## Short task
Reproduce all the material exactly, minus any pictures it holds.

## Data extract
--- start ---

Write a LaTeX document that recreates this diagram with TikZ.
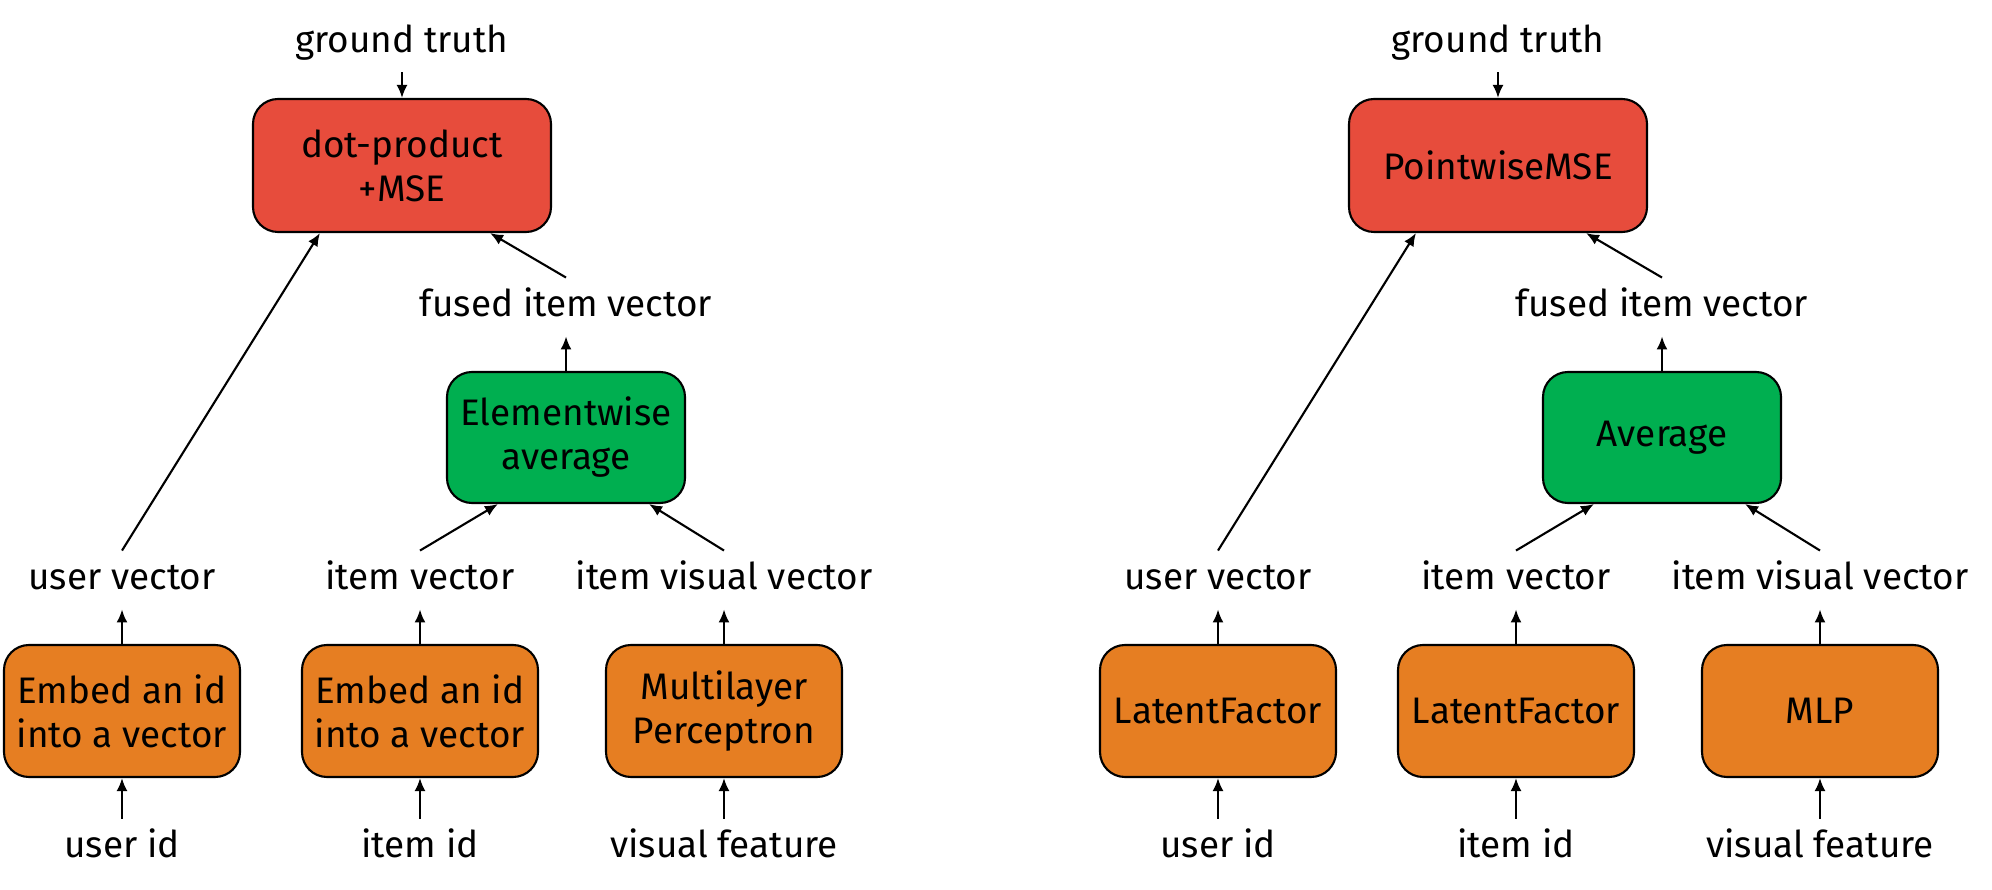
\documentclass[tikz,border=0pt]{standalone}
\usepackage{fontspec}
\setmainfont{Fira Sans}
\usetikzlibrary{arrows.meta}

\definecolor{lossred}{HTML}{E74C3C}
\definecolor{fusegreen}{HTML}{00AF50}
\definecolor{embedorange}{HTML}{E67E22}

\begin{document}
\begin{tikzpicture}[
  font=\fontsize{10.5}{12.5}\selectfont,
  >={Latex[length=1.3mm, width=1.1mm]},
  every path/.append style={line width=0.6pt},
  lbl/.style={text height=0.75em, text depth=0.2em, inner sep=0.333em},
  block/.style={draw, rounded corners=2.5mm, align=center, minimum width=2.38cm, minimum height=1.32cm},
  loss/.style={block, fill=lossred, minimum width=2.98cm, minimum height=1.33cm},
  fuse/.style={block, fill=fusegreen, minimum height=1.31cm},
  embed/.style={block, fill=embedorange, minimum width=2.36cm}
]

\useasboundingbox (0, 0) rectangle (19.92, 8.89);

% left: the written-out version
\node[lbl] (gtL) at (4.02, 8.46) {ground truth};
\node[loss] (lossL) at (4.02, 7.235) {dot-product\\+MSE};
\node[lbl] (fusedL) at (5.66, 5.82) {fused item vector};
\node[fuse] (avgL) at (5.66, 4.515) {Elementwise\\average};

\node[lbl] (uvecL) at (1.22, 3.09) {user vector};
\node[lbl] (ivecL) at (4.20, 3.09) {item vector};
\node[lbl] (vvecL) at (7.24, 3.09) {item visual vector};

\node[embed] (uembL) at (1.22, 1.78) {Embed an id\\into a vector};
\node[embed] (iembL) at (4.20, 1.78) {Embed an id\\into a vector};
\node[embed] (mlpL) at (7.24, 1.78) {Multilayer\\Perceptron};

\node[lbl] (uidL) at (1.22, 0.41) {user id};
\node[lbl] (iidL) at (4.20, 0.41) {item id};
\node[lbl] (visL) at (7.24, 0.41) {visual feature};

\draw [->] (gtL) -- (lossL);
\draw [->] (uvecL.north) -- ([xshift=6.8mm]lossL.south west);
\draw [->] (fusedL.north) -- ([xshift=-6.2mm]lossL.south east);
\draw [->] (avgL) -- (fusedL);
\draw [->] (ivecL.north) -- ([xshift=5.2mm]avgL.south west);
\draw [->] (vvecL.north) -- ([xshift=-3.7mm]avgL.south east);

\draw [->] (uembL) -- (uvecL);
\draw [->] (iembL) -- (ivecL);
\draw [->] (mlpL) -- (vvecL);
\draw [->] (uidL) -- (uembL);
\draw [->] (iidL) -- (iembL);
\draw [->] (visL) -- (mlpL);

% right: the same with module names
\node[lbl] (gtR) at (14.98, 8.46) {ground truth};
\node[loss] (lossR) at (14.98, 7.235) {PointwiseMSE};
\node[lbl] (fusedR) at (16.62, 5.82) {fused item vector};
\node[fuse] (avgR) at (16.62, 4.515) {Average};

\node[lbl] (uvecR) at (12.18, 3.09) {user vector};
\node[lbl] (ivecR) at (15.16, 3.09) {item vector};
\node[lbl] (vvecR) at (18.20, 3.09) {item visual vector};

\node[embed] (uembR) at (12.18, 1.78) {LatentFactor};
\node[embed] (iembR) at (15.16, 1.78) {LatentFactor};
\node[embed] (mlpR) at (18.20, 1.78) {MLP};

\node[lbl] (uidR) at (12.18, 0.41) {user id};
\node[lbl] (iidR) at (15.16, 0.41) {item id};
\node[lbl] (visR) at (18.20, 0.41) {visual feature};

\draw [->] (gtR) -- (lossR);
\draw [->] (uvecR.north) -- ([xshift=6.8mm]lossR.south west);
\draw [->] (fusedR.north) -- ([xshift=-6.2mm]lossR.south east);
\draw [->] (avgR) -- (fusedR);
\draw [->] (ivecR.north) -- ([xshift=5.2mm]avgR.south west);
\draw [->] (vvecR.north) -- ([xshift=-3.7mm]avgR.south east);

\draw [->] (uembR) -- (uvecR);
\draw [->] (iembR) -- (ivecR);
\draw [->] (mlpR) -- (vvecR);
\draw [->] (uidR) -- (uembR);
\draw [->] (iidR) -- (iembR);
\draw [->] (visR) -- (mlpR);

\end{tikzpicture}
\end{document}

--- end ---

## Complete answer
Write a LaTeX document that recreates this diagram with TikZ.
\documentclass[tikz,border=0pt]{standalone}
\usepackage{fontspec}
\setmainfont{Fira Sans}
\usetikzlibrary{arrows.meta}

\definecolor{lossred}{HTML}{E74C3C}
\definecolor{fusegreen}{HTML}{00AF50}
\definecolor{embedorange}{HTML}{E67E22}

\begin{document}
\begin{tikzpicture}[
  font=\fontsize{10.5}{12.5}\selectfont,
  >={Latex[length=1.3mm, width=1.1mm]},
  every path/.append style={line width=0.6pt},
  lbl/.style={text height=0.75em, text depth=0.2em, inner sep=0.333em},
  block/.style={draw, rounded corners=2.5mm, align=center, minimum width=2.38cm, minimum height=1.32cm},
  loss/.style={block, fill=lossred, minimum width=2.98cm, minimum height=1.33cm},
  fuse/.style={block, fill=fusegreen, minimum height=1.31cm},
  embed/.style={block, fill=embedorange, minimum width=2.36cm}
]

\useasboundingbox (0, 0) rectangle (19.92, 8.89);

% left: the written-out version
\node[lbl] (gtL) at (4.02, 8.46) {ground truth};
\node[loss] (lossL) at (4.02, 7.235) {dot-product\\+MSE};
\node[lbl] (fusedL) at (5.66, 5.82) {fused item vector};
\node[fuse] (avgL) at (5.66, 4.515) {Elementwise\\average};

\node[lbl] (uvecL) at (1.22, 3.09) {user vector};
\node[lbl] (ivecL) at (4.20, 3.09) {item vector};
\node[lbl] (vvecL) at (7.24, 3.09) {item visual vector};

\node[embed] (uembL) at (1.22, 1.78) {Embed an id\\into a vector};
\node[embed] (iembL) at (4.20, 1.78) {Embed an id\\into a vector};
\node[embed] (mlpL) at (7.24, 1.78) {Multilayer\\Perceptron};

\node[lbl] (uidL) at (1.22, 0.41) {user id};
\node[lbl] (iidL) at (4.20, 0.41) {item id};
\node[lbl] (visL) at (7.24, 0.41) {visual feature};

\draw [->] (gtL) -- (lossL);
\draw [->] (uvecL.north) -- ([xshift=6.8mm]lossL.south west);
\draw [->] (fusedL.north) -- ([xshift=-6.2mm]lossL.south east);
\draw [->] (avgL) -- (fusedL);
\draw [->] (ivecL.north) -- ([xshift=5.2mm]avgL.south west);
\draw [->] (vvecL.north) -- ([xshift=-3.7mm]avgL.south east);

\draw [->] (uembL) -- (uvecL);
\draw [->] (iembL) -- (ivecL);
\draw [->] (mlpL) -- (vvecL);
\draw [->] (uidL) -- (uembL);
\draw [->] (iidL) -- (iembL);
\draw [->] (visL) -- (mlpL);

% right: the same with module names
\node[lbl] (gtR) at (14.98, 8.46) {ground truth};
\node[loss] (lossR) at (14.98, 7.235) {PointwiseMSE};
\node[lbl] (fusedR) at (16.62, 5.82) {fused item vector};
\node[fuse] (avgR) at (16.62, 4.515) {Average};

\node[lbl] (uvecR) at (12.18, 3.09) {user vector};
\node[lbl] (ivecR) at (15.16, 3.09) {item vector};
\node[lbl] (vvecR) at (18.20, 3.09) {item visual vector};

\node[embed] (uembR) at (12.18, 1.78) {LatentFactor};
\node[embed] (iembR) at (15.16, 1.78) {LatentFactor};
\node[embed] (mlpR) at (18.20, 1.78) {MLP};

\node[lbl] (uidR) at (12.18, 0.41) {user id};
\node[lbl] (iidR) at (15.16, 0.41) {item id};
\node[lbl] (visR) at (18.20, 0.41) {visual feature};

\draw [->] (gtR) -- (lossR);
\draw [->] (uvecR.north) -- ([xshift=6.8mm]lossR.south west);
\draw [->] (fusedR.north) -- ([xshift=-6.2mm]lossR.south east);
\draw [->] (avgR) -- (fusedR);
\draw [->] (ivecR.north) -- ([xshift=5.2mm]avgR.south west);
\draw [->] (vvecR.north) -- ([xshift=-3.7mm]avgR.south east);

\draw [->] (uembR) -- (uvecR);
\draw [->] (iembR) -- (ivecR);
\draw [->] (mlpR) -- (vvecR);
\draw [->] (uidR) -- (uembR);
\draw [->] (iidR) -- (iembR);
\draw [->] (visR) -- (mlpR);

\end{tikzpicture}
\end{document}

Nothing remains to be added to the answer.